### THE EXERCISE
Repeat the material below word for word and leave out all pictures.

### GIVEN INFORMATION
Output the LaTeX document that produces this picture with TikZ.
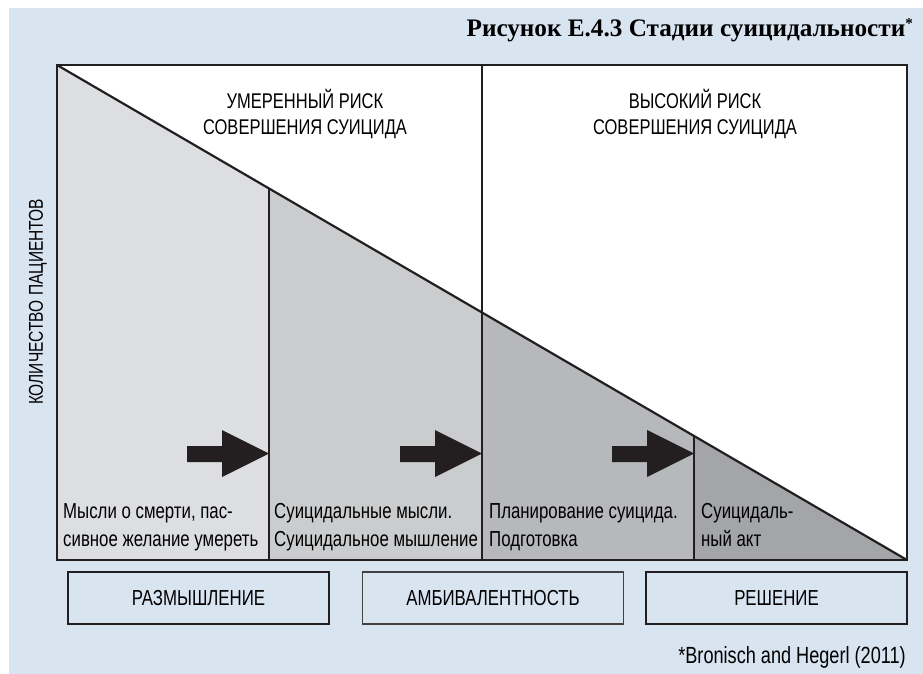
\documentclass[tikz,border=0pt]{standalone}
\usepackage{xcolor}
\usepackage{fontspec}
\setmainfont{Liberation Sans}[FakeStretch=0.775]
\newfontfamily\titlefont{Liberation Serif}
\usepackage{tikz}
\usetikzlibrary{positioning}

\definecolor{bgblue}{RGB}{217,228,241}
\definecolor{stageA}{RGB}{221,222,225}
\definecolor{stageB}{RGB}{203,204,206}
\definecolor{stageC}{RGB}{183,184,187}
\definecolor{stageD}{RGB}{164,165,168}
\definecolor{arrowblack}{RGB}{35,31,32}

\tikzset{
  frameline/.style={draw=arrowblack, line width=2.2pt},
  stagetext/.style={anchor=base west, align=left, inner sep=0pt, font=\fontsize{21.7}{27.5}\selectfont},
  risktext/.style={anchor=base, align=center, inner sep=0pt, font=\fontsize{21.3}{26.5}\selectfont},
  phase/.style={rectangle, draw=arrowblack, line width=2pt, minimum width=261pt, minimum height=52pt, font=\fontsize{21.7}{24}\selectfont}
}

\begin{document}
\begin{tikzpicture}[x=1pt, y=-1pt]
\useasboundingbox (0,0) rectangle (923,674);
\fill[bgblue] (9,8) rectangle (923,674);

% title
\node (title) [anchor=base east, inner sep=0pt, font=\titlefont\bfseries\fontsize{25.2}{28}\selectfont] at (913,37) {Рисунок Е.4.3 Стадии суицидальности\raisebox{8pt}{\fontsize{15}{15}\selectfont*}};

% chart area
\coordinate (tl) at (57,65);
\coordinate (br) at (907,560);
\coordinate (s1) at (269,188.5);
\coordinate (s2) at (482,312.5);
\coordinate (s3) at (694,436);
\fill[white] (tl) rectangle (br);
\fill[stageA] (tl) -- (s1) -- (269,560) -- (57,560) -- cycle;
\fill[stageB] (s1) -- (s2) -- (482,560) -- (269,560) -- cycle;
\fill[stageC] (s2) -- (s3) -- (694,560) -- (482,560) -- cycle;
\fill[stageD] (s3) -- (br) -- (694,560) -- cycle;

\draw[frameline] (tl) rectangle (br);
\draw[frameline] (tl) -- (br);
\draw[frameline] (s1) -- (269,560);
\draw[frameline] (482,65) -- (482,560);
\draw[frameline] (s3) -- (694,560);

% arrows between stages
\foreach \tip in {269,482,694}
  \fill[arrowblack] (\tip-82,446) -- (\tip-47,446) -- (\tip-47,430) -- (\tip,453.5)
    -- (\tip-47,477) -- (\tip-47,462) -- (\tip-82,462) -- cycle;

% labels (base = last line)
\node (moderate) [risktext] at (305,135) {УМЕРЕННЫЙ РИСК\\СОВЕРШЕНИЯ СУИЦИДА};
\node (high) [risktext] at (695,135) {ВЫСОКИЙ РИСК\\СОВЕРШЕНИЯ СУИЦИДА};
\node (count) [rotate=90, inner sep=0pt, font=\fontsize{20}{24}\selectfont] at (38,302) {КОЛИЧЕСТВО ПАЦИЕНТОВ};

\node (thoughts) [stagetext] at (63,546) {Мысли о смерти, пас-\\сивное желание умереть};
\node (ideation) [stagetext] at (274,546) {Суицидальные мысли.\\Суицидальное мышление};
\node (planning) [stagetext] at (489,546) {Планирование суицида.\\Подготовка};
\node (act) [stagetext] at (701,546) {Суицидаль-\\ный акт};

% phases
\node (reflect) [phase] at (198.5,598) {РАЗМЫШЛЕНИЕ};
\node (ambival) [phase, line width=1.3pt, draw=arrowblack!85] at (493,598) {АМБИВАЛЕНТНОСТЬ};
\node (decision) [phase] at (776.5,598) {РЕШЕНИЕ};

\node (source) [anchor=base east, inner sep=0pt, font=\fontsize{23.4}{26}\selectfont] at (906,663) {*Bronisch and Hegerl (2011)};
\end{tikzpicture}
\end{document}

### REPLY TO THE TASK
Output the LaTeX document that produces this picture with TikZ.
\documentclass[tikz,border=0pt]{standalone}
\usepackage{xcolor}
\usepackage{fontspec}
\setmainfont{Liberation Sans}[FakeStretch=0.775]
\newfontfamily\titlefont{Liberation Serif}
\usepackage{tikz}
\usetikzlibrary{positioning}

\definecolor{bgblue}{RGB}{217,228,241}
\definecolor{stageA}{RGB}{221,222,225}
\definecolor{stageB}{RGB}{203,204,206}
\definecolor{stageC}{RGB}{183,184,187}
\definecolor{stageD}{RGB}{164,165,168}
\definecolor{arrowblack}{RGB}{35,31,32}

\tikzset{
  frameline/.style={draw=arrowblack, line width=2.2pt},
  stagetext/.style={anchor=base west, align=left, inner sep=0pt, font=\fontsize{21.7}{27.5}\selectfont},
  risktext/.style={anchor=base, align=center, inner sep=0pt, font=\fontsize{21.3}{26.5}\selectfont},
  phase/.style={rectangle, draw=arrowblack, line width=2pt, minimum width=261pt, minimum height=52pt, font=\fontsize{21.7}{24}\selectfont}
}

\begin{document}
\begin{tikzpicture}[x=1pt, y=-1pt]
\useasboundingbox (0,0) rectangle (923,674);
\fill[bgblue] (9,8) rectangle (923,674);

% title
\node (title) [anchor=base east, inner sep=0pt, font=\titlefont\bfseries\fontsize{25.2}{28}\selectfont] at (913,37) {Рисунок Е.4.3 Стадии суицидальности\raisebox{8pt}{\fontsize{15}{15}\selectfont*}};

% chart area
\coordinate (tl) at (57,65);
\coordinate (br) at (907,560);
\coordinate (s1) at (269,188.5);
\coordinate (s2) at (482,312.5);
\coordinate (s3) at (694,436);
\fill[white] (tl) rectangle (br);
\fill[stageA] (tl) -- (s1) -- (269,560) -- (57,560) -- cycle;
\fill[stageB] (s1) -- (s2) -- (482,560) -- (269,560) -- cycle;
\fill[stageC] (s2) -- (s3) -- (694,560) -- (482,560) -- cycle;
\fill[stageD] (s3) -- (br) -- (694,560) -- cycle;

\draw[frameline] (tl) rectangle (br);
\draw[frameline] (tl) -- (br);
\draw[frameline] (s1) -- (269,560);
\draw[frameline] (482,65) -- (482,560);
\draw[frameline] (s3) -- (694,560);

% arrows between stages
\foreach \tip in {269,482,694}
  \fill[arrowblack] (\tip-82,446) -- (\tip-47,446) -- (\tip-47,430) -- (\tip,453.5)
    -- (\tip-47,477) -- (\tip-47,462) -- (\tip-82,462) -- cycle;

% labels (base = last line)
\node (moderate) [risktext] at (305,135) {УМЕРЕННЫЙ РИСК\\СОВЕРШЕНИЯ СУИЦИДА};
\node (high) [risktext] at (695,135) {ВЫСОКИЙ РИСК\\СОВЕРШЕНИЯ СУИЦИДА};
\node (count) [rotate=90, inner sep=0pt, font=\fontsize{20}{24}\selectfont] at (38,302) {КОЛИЧЕСТВО ПАЦИЕНТОВ};

\node (thoughts) [stagetext] at (63,546) {Мысли о смерти, пас-\\сивное желание умереть};
\node (ideation) [stagetext] at (274,546) {Суицидальные мысли.\\Суицидальное мышление};
\node (planning) [stagetext] at (489,546) {Планирование суицида.\\Подготовка};
\node (act) [stagetext] at (701,546) {Суицидаль-\\ный акт};

% phases
\node (reflect) [phase] at (198.5,598) {РАЗМЫШЛЕНИЕ};
\node (ambival) [phase, line width=1.3pt, draw=arrowblack!85] at (493,598) {АМБИВАЛЕНТНОСТЬ};
\node (decision) [phase] at (776.5,598) {РЕШЕНИЕ};

\node (source) [anchor=base east, inner sep=0pt, font=\fontsize{23.4}{26}\selectfont] at (906,663) {*Bronisch and Hegerl (2011)};
\end{tikzpicture}
\end{document}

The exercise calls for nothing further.